The bases could be used for collecting intelligence and carrying out strikes against the terrorist group's far-flung affiliates.
The growth of ISIS' franchises - at least eight militant groups have pledged loyalty to the network's leaders so far - has forced a debate within the Obama administration about how to distinguish between the affiliates that pose the most immediate threat to the United States and Europe and others that are more regionally focused.
The regional groups, some officials say, may have opportunistically adopted ISIS' brand to bolster their local clout and global stature.
In the midst of that debate, senior military officials have told the White House that the network of bases would serve as hubs for Special Operations troops and intelligence operatives who would conduct counter-terrorism missions for the foreseeable future.
The plan would all but ensure what Pentagon officials call an "enduring" American military presence in some of the world's most volatile regions.
Officials said that the Pentagon's proposed new architecture of bases would include four "hubs" - including expanding existing bases in Djibouti and Afghanistan - and smaller "spokes", or more basic installations, in countries that could include Niger and Cameroon, where the US now carries out unarmed surveillance drone missions, or will soon.
The hubs would range in size from about 500 US troops to 5,000 personnel, and the likely cost would be "several million dollars" a year, mostly in personnel expenses, Pentagon officials said.
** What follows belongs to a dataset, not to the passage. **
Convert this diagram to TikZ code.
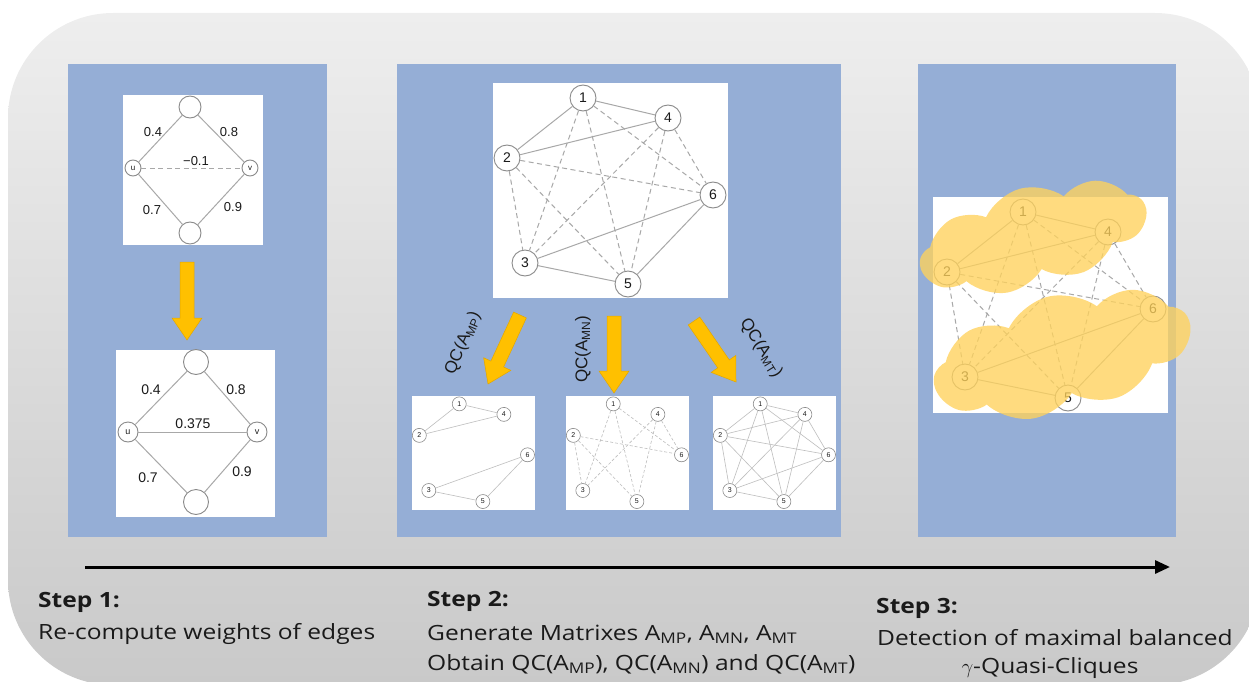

They would also require the approval of the host nation.
Meanwhile, the US military said on Thursday that a coalition air strike killed an ISIS finance chief in Iraq last month, hailing it as another scalp in its bid to blow apart the extremists' financial network.
Abu Saleh was killed late last month, US military spokesman Steve Warren said in a video-conference from Baghdad, calling him "one of the most senior and experienced members" of the group's nefarious financial system.